Mechanism study on DNA damage and Apoptosis induced by heak shock using Comet Assay

  • Seo, Young-Rok (Toxicology Laboratory, Korea Institute of Science and Technology, Graduate School of Biotechnology Korea University) ;
  • Han, Sung-Sik (Graduate School of Biotechnology Korea University) ;
  • Kim, L. O′Neill (Department of Microbiology, Brigham Young University) ;
  • Ryu, Jae-Chun (oxicology Laboratory, Korea Institute of Science and Technology)
  • 발행 : 1997.12.01


Comet assay, single cell gel electrophoresis has been known as useful, rapid, simple, visual, and sensitive technique for measuring the DNA breakage in mammalian ce1ls.

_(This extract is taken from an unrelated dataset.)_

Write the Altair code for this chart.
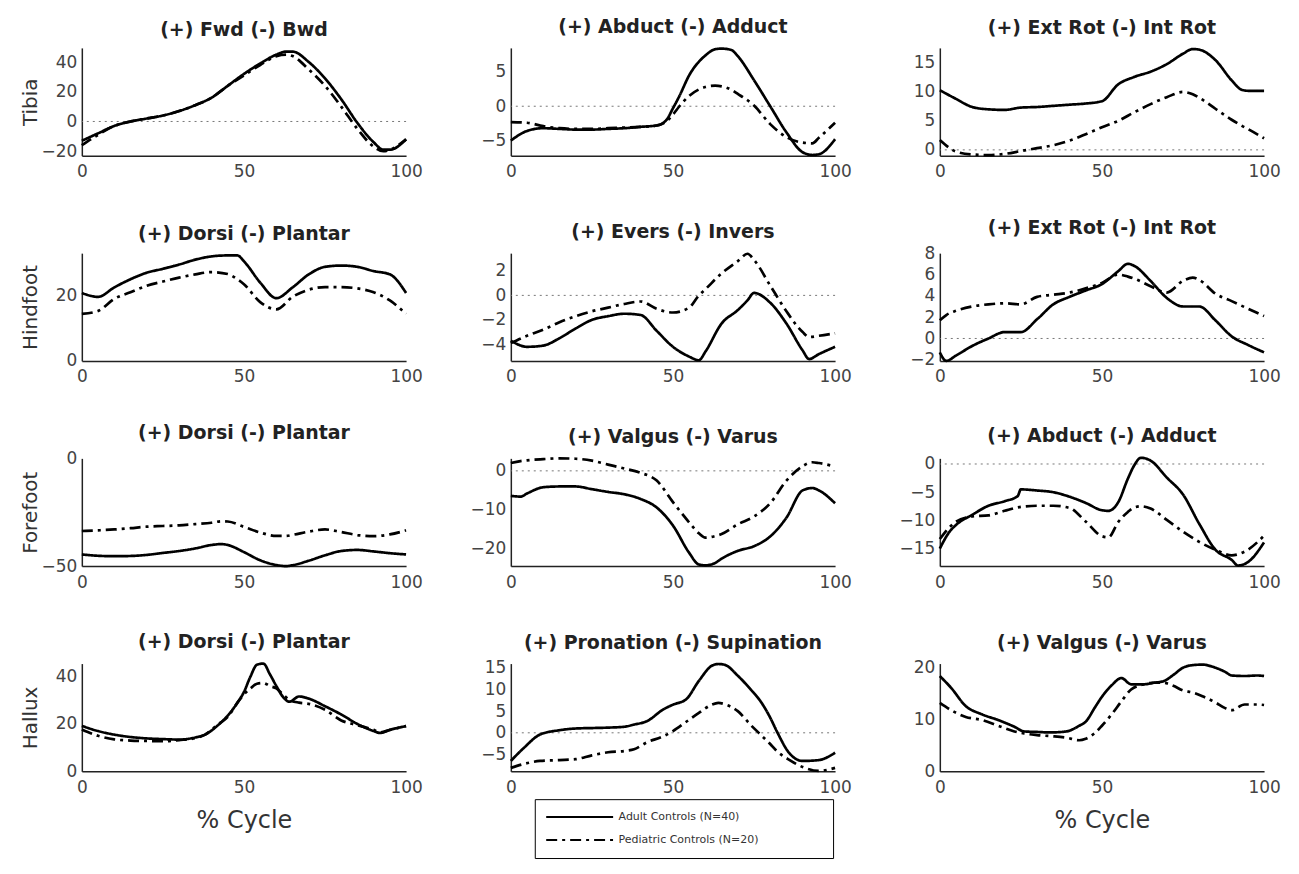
import altair as alt
import pandas as pd

SERIES = ["Adult Controls (N=40)", "Pediatric Controls (N=20)"]
X_TICKS = [0, 50, 100]
FONT = "DejaVu Sans"

# ---------------- Tibia ----------------
TIB_FB_X = [0, 5, 10, 15, 20, 25, 30, 35, 40, 45, 50, 55, 60, 63, 65, 70, 75, 80, 85, 90, 93, 95, 100]
TIB_FB_ADULT = [-13, -8, -3, 0, 2, 4, 7, 11, 16, 24, 32, 39, 45, 47, 47, 40, 29, 15, -1, -14, -19, -19, -12]
TIB_FB_PED = [-16, -9, -3, 0, 2, 4, 7, 11, 16, 24, 31, 38, 44, 45, 44, 35, 24, 10, -5, -17, -20, -19, -12]

TIB_AB_X = [0, 5, 10, 15, 20, 25, 30, 35, 40, 45, 48, 50, 52, 55, 60, 63, 65, 68, 70, 75, 80, 85, 90, 93, 95, 100]
TIB_AB_ADULT = [-5.0, -3.6, -3.2, -3.3, -3.4, -3.4, -3.3, -3.2, -3.0, -2.8, -2.0, -0.3, 1.5, 4.5, 7.4, 8.3, 8.4, 8.2, 7.3, 3.8, 0.0, -3.8, -6.7, -7.1, -7.0, -4.8]
TIB_AB_PED = [-2.3, -2.4, -2.9, -3.2, -3.3, -3.3, -3.2, -3.1, -3.0, -2.8, -2.2, -1.2, 0.0, 1.5, 2.8, 3.0, 2.9, 2.4, 1.8, 0.1, -2.6, -4.5, -5.3, -5.4, -4.6, -2.4]

TIB_ER_X = [0, 5, 10, 15, 20, 25, 30, 35, 40, 45, 50, 55, 60, 65, 70, 75, 78, 80, 85, 90, 93, 95, 100]
TIB_ER_ADULT = [10.3, 8.8, 7.4, 7.0, 6.9, 7.3, 7.4, 7.6, 7.8, 8.0, 8.4, 11.3, 12.6, 13.5, 14.8, 16.6, 17.4, 17.3, 15.5, 12.0, 10.4, 10.2, 10.2]
TIB_ER_PED = [1.7, -0.3, -0.8, -0.9, -0.7, -0.2, 0.3, 0.8, 1.6, 2.7, 3.9, 5.0, 6.5, 7.9, 9.1, 10.0, 9.6, 9.0, 7.1, 5.2, 4.2, 3.6, 2.0]

# ---------------- Hindfoot ----------------
HIN_DP_X = [0, 5, 10, 15, 20, 25, 30, 35, 40, 45, 48, 50, 55, 60, 65, 70, 75, 80, 85, 90, 95, 100]
HIN_DP_ADULT = [20.8, 19.6, 22.5, 25, 27, 28.2, 29.5, 31, 32, 32.3, 32.3, 30.5, 24, 19.2, 22.5, 26.5, 28.8, 29.2, 28.8, 27.5, 26.5, 20.8]
HIN_DP_PED = [14.4, 15.3, 19, 21, 23, 24.3, 25.5, 26.5, 27.2, 26.6, 25, 23.5, 18, 15.8, 19.6, 21.8, 22.6, 22.6, 22.2, 21, 18.5, 14.4]

HIN_EV_X = [0, 5, 10, 15, 20, 25, 30, 35, 40, 45, 50, 55, 58, 60, 65, 70, 73, 75, 80, 85, 90, 92, 95, 100]
HIN_EV_ADULT = [-3.7, -4.2, -4.1, -3.5, -2.7, -2.0, -1.7, -1.5, -1.6, -2.9, -4.2, -5.0, -5.3, -4.6, -2.3, -1.2, -0.4, 0.2, -0.6, -2.3, -4.5, -5.2, -4.8, -4.2]
HIN_EV_PED = [-3.9, -3.3, -2.8, -2.2, -1.7, -1.3, -1.0, -0.7, -0.5, -1.1, -1.4, -1.0, 0.0, 0.5, 1.8, 2.8, 3.4, 2.9, 0.8, -1.3, -3.0, -3.4, -3.3, -3.1]

HIN_ER_X = [0, 2, 5, 10, 15, 20, 25, 30, 35, 40, 45, 50, 55, 58, 60, 65, 70, 75, 78, 80, 85, 90, 95, 100]
HIN_ER_ADULT = [-1.3, -2.1, -1.6, -0.7, 0.0, 0.6, 0.6, 1.8, 3.2, 3.9, 4.5, 5.1, 6.3, 7.0, 6.8, 5.4, 3.8, 3.0, 3.0, 3.0, 1.7, 0.2, -0.6, -1.3]
HIN_ER_PED = [1.7, 2.2, 2.6, 3.0, 3.2, 3.3, 3.2, 3.9, 4.1, 4.3, 4.7, 5.2, 6.0, 5.8, 5.6, 4.9, 4.3, 5.4, 5.7, 5.5, 4.2, 3.5, 2.8, 2.1]

# ---------------- Forefoot ----------------
FOR_DP_X = [0, 5, 10, 15, 20, 25, 30, 35, 40, 43, 45, 50, 55, 60, 63, 65, 70, 75, 80, 85, 90, 95, 100]
FOR_DP_ADULT = [-44.6, -45.2, -45.4, -45.3, -44.8, -43.9, -43.0, -41.8, -40.2, -39.8, -40.2, -43.5, -47.3, -49.5, -50.0, -49.6, -47.5, -45.0, -43.0, -42.5, -43.2, -44.0, -44.6]
FOR_DP_PED = [-33.7, -33.4, -33.0, -32.4, -31.7, -31.4, -31.1, -30.5, -29.9, -29.2, -29.3, -31.8, -34.4, -36.0, -36.0, -35.5, -34.0, -33.0, -34.2, -35.6, -36.1, -35.3, -33.4]

FOR_VV_X = [0, 3, 5, 10, 15, 20, 25, 30, 35, 40, 45, 50, 55, 58, 60, 63, 65, 70, 75, 80, 85, 90, 93, 95, 100]
FOR_VV_ADULT = [-6.4, -6.6, -5.8, -4.2, -4.0, -4.0, -4.7, -5.4, -6.0, -7.2, -9.4, -14.0, -21.0, -24.0, -24.2, -23.6, -22.5, -20.5, -19.3, -16.8, -12.0, -5.0, -4.4, -5.0, -8.3]
FOR_VV_PED = [2.0, 2.5, 2.7, 3.0, 3.2, 3.1, 2.6, 1.6, 0.6, -0.5, -2.5, -8.0, -13.2, -16.0, -17.1, -16.7, -16.2, -13.7, -11.7, -8.3, -2.5, 1.2, 2.2, 2.0, 1.1]

FOR_AB_X = [0, 3, 5, 10, 15, 20, 24, 25, 30, 35, 40, 45, 50, 52, 55, 58, 60, 62, 65, 70, 75, 80, 85, 90, 92, 95, 100]
FOR_AB_ADULT = [-15.0, -12.0, -10.8, -9.0, -7.4, -6.6, -5.7, -4.5, -4.7, -5.0, -5.8, -6.9, -8.2, -8.3, -6.8, -2.6, -0.2, 1.1, 0.6, -2.4, -5.4, -10.6, -15.2, -17.0, -18.0, -17.4, -13.9]
FOR_AB_PED = [-13.3, -11.2, -10.2, -9.3, -9.1, -8.3, -7.7, -7.6, -7.4, -7.4, -7.8, -10.2, -12.8, -13.0, -10.3, -8.5, -7.7, -7.5, -7.9, -9.9, -12.0, -13.8, -15.2, -16.2, -16.0, -15.2, -12.7]

# ---------------- Hallux ----------------
HAL_DP_X = [0, 5, 10, 15, 20, 25, 30, 35, 38, 42, 45, 48, 50, 52, 54, 56, 58, 60, 62, 64, 67, 70, 75, 80, 85, 90, 92, 95, 100]
HAL_DP_ADULT = [19.2, 17, 15.5, 14.5, 13.9, 13.6, 13.4, 14.3, 15.5, 19.5, 23.5, 29, 33.5, 40, 45, 45.5, 41, 36, 31.5, 29.4, 31.6, 30.7, 27.5, 24, 20, 17, 16.2, 17.5, 19.1]
HAL_DP_PED = [17.7, 15, 13.5, 13, 12.8, 12.7, 13.2, 14, 15.5, 19.8, 23, 29, 32.5, 35, 37, 37.3, 36, 35, 32.5, 30.2, 29, 28.5, 26, 21.5, 19.5, 17.5, 16.5, 17.5, 19.1]

HAL_PS_X = [0, 4, 9, 15, 20, 25, 30, 35, 38, 42, 47, 50, 54, 58, 62, 64, 66, 70, 74, 77, 80, 82, 86, 90, 95, 100]
HAL_PS_ADULT = [-6.5, -3.5, -0.4, 0.6, 1.0, 1.1, 1.2, 1.4, 1.9, 2.7, 5.4, 6.5, 7.7, 12.0, 15.5, 15.9, 15.7, 13.2, 10.0, 7.3, 3.5, 0.4, -4.8, -6.5, -6.3, -4.6]
HAL_PS_PED = [-8.1, -7.2, -6.5, -6.3, -6.1, -5.2, -4.5, -4.2, -3.8, -2.2, -0.8, 0.4, 2.5, 4.6, 6.5, 6.9, 6.6, 5.0, 1.8, -0.4, -2.6, -4.2, -6.3, -7.9, -8.8, -8.1]

HAL_VV_X = [0, 3.5, 8, 13, 18, 23, 26, 30, 34, 39, 43, 45, 48, 50, 53, 56, 59, 63, 66, 69, 72, 75, 78, 81, 85, 88, 90, 94, 98, 100]
HAL_VV_ADULT = [18.4, 16.1, 12.6, 11.0, 9.9, 8.6, 7.7, 7.6, 7.5, 7.7, 8.8, 9.6, 12.5, 14.4, 16.6, 18.0, 16.8, 16.8, 17.1, 17.4, 18.6, 20.0, 20.5, 20.6, 20.0, 19.2, 18.5, 18.4, 18.5, 18.4]
HAL_VV_PED = [13.2, 11.8, 10.5, 9.9, 8.8, 7.7, 7.3, 7.0, 6.8, 6.5, 6.0, 6.3, 7.5, 8.8, 11.0, 13.5, 15.8, 16.8, 17.1, 17.1, 16.5, 15.6, 15.2, 14.5, 13.3, 12.2, 11.8, 12.9, 12.9, 12.8]

# ---------------- layout helpers ----------------
PANEL_W = 325
PANEL_H = 108

# blank (non-whitespace) padding so the legend box is as wide as the original one
LEGEND_PAD = "\u2800" * 8

legend = alt.Legend(
    title=None, orient="none", legendX=454, legendY=753, direction="vertical",
    symbolType="stroke", symbolSize=4500, symbolStrokeWidth=2, clipHeight=16,
    symbolStrokeColor="black", labelFont=FONT, labelFontSize=11, labelColor="#333",
    labelExpr="datum.label + '" + LEGEND_PAD + "'", labelLimit=400,
    strokeColor="black", fillColor="white", padding=10, rowPadding=7,
)

dash_scale = alt.Scale(domain=SERIES, range=[[1, 0], [11, 5, 3, 5]])


def make_panel(title, xs, adult, ped, domain, yticks, row_title=None, x_title=None, zero_line=True):
    df = pd.DataFrame({
        "x": list(xs) + list(xs),
        "y": list(adult) + list(ped),
        "series": [SERIES[0]] * len(xs) + [SERIES[1]] * len(xs),
    })
    yscale = alt.Scale(domain=domain, nice=False, zero=False)
    xscale = alt.Scale(domain=[0, 100], nice=False)
    if row_title:
        yaxis = alt.Axis(values=yticks, title=row_title, titleX=-51, titleY=PANEL_H / 2,
                         titleBaseline="middle", titleAlign="center", titleFontSize=20,
                         titleFontWeight="normal", titleColor="#333")
    else:
        yaxis = alt.Axis(values=yticks, title=None)
    if x_title:
        xaxis = alt.Axis(values=X_TICKS, title=x_title, titleFontSize=24, titlePadding=13,
                         titleFontWeight="normal", titleColor="#333")
    else:
        xaxis = alt.Axis(values=X_TICKS, title=None)

    lines = alt.Chart(df).mark_line(color="black", strokeWidth=2.7, interpolate="monotone").encode(
        x=alt.X("x:Q", scale=xscale, axis=xaxis),
        y=alt.Y("y:Q", scale=yscale, axis=yaxis),
        strokeDash=alt.StrokeDash("series:N", scale=dash_scale, legend=legend, sort=SERIES),
    )
    layers = []
    if zero_line:
        zdf = pd.DataFrame({"y": [0]})
        rule = alt.Chart(zdf).mark_rule(color="#777", strokeWidth=1, strokeDash=[2, 4]).encode(
            y=alt.Y("y:Q", scale=yscale, axis=yaxis)
        )
        layers.append(rule)
    layers.append(lines)
    return alt.layer(*layers).properties(
        width=PANEL_W, height=PANEL_H,
        title=alt.TitleParams(title, anchor="middle", frame="group"),
    )


panels = [
    make_panel("(+) Fwd (-) Bwd", TIB_FB_X, TIB_FB_ADULT, TIB_FB_PED, [-23, 49.5], [-20, 0, 20, 40], row_title="Tibia"),
    make_panel("(+) Abduct (-) Adduct", TIB_AB_X, TIB_AB_ADULT, TIB_AB_PED, [-7.2, 8.5], [-5, 0, 5]),
    make_panel("(+) Ext Rot (-) Int Rot", TIB_ER_X, TIB_ER_ADULT, TIB_ER_PED, [-1.0, 17.6], [0, 5, 10, 15]),
    make_panel("(+) Dorsi (-) Plantar", HIN_DP_X, HIN_DP_ADULT, HIN_DP_PED, [0, 33], [0, 20], row_title="Hindfoot", zero_line=False),
    make_panel("(+) Evers (-) Invers", HIN_EV_X, HIN_EV_ADULT, HIN_EV_PED, [-5.35, 3.45], [-4, -2, 0, 2]),
    make_panel("(+) Ext Rot (-) Int Rot", HIN_ER_X, HIN_ER_ADULT, HIN_ER_PED, [-2.1, 8.0], [-2, 0, 2, 4, 6, 8]),
    make_panel("(+) Dorsi (-) Plantar", FOR_DP_X, FOR_DP_ADULT, FOR_DP_PED, [-50, 0], [-50, 0], row_title="Forefoot", zero_line=False),
    make_panel("(+) Valgus (-) Varus", FOR_VV_X, FOR_VV_ADULT, FOR_VV_PED, [-24.4, 3.2], [-20, -10, 0]),
    make_panel("(+) Abduct (-) Adduct", FOR_AB_X, FOR_AB_ADULT, FOR_AB_PED, [-18.1, 1.0], [-15, -10, -5, 0]),
    make_panel("(+) Dorsi (-) Plantar", HAL_DP_X, HAL_DP_ADULT, HAL_DP_PED, [0, 45.5], [0, 20, 40], row_title="Hallux", x_title="% Cycle", zero_line=False),
    make_panel("(+) Pronation (-) Supination", HAL_PS_X, HAL_PS_ADULT, HAL_PS_PED, [-8.9, 16.0], [-5, 0, 5, 10, 15]),
    make_panel("(+) Valgus (-) Varus", HAL_VV_X, HAL_VV_ADULT, HAL_VV_PED, [0, 20.8], [0, 10, 20], x_title="% Cycle", zero_line=False),
]

chart = alt.concat(
    *panels, columns=3, spacing={"row": 97.7, "column": 105}, bounds="flush"
).properties(
    padding={"left": 12, "top": 8, "right": 10, "bottom": 10},
    background="white",
).configure_view(
    stroke="transparent"
).configure_axis(
    domainColor="#222", domainWidth=1.5, ticks=False, grid=False,
    labelFont=FONT, labelFontSize=17, labelColor="#444", labelPadding=5,
    titleFont=FONT, labelFlush=False,
).configure_axisX(
    labelPadding=8,
).configure_title(
    font=FONT, fontSize=19, fontWeight="bold", color="#222", offset=6,
)

chart.save("out.html", embed_options={"renderer": "svg", "actions": False})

For evaluation of DNA damage using comet assay, early studies reported a change in comet length and intensity with DNA damage using simple visual technique, such as fluorescence microscopy with eyespiece. In recent, some workers are observing and analyzing nucleotide of comets using quantitative fluorescence image analysis system to estimate 'tail moment', which is defined as the product of the tail length and the fraction of total DNA in tail. Our laboratory also adopted the image analysis software for qualification. In addition, many of the practical features of comet assay render it potentially attractive as useful tool for molecular toxicology and carcinogenesis, because the system is already showing considerable promise as rapid predictor in both in vitro and in vivo experimental designs. Recently, the comet assay becomes a attractive technique to study of apoptosis, because apoptotic fragmentation of nuclear DNA into nucleosomal sizes can be evaluated by the comet assay. So, we attempted to apply the comet assay to studying the effect of various stress on the apoptosis-sensitive cell lines. Particularly, focusing on the hyperthermic apoptosis, we could find that heat shock(44˚C for 60 minutes) was sufficient to induced apoptosis in these cell lines. But using the highly sensitive comet assay, we could not detect DNA breaks immediately after heat shock.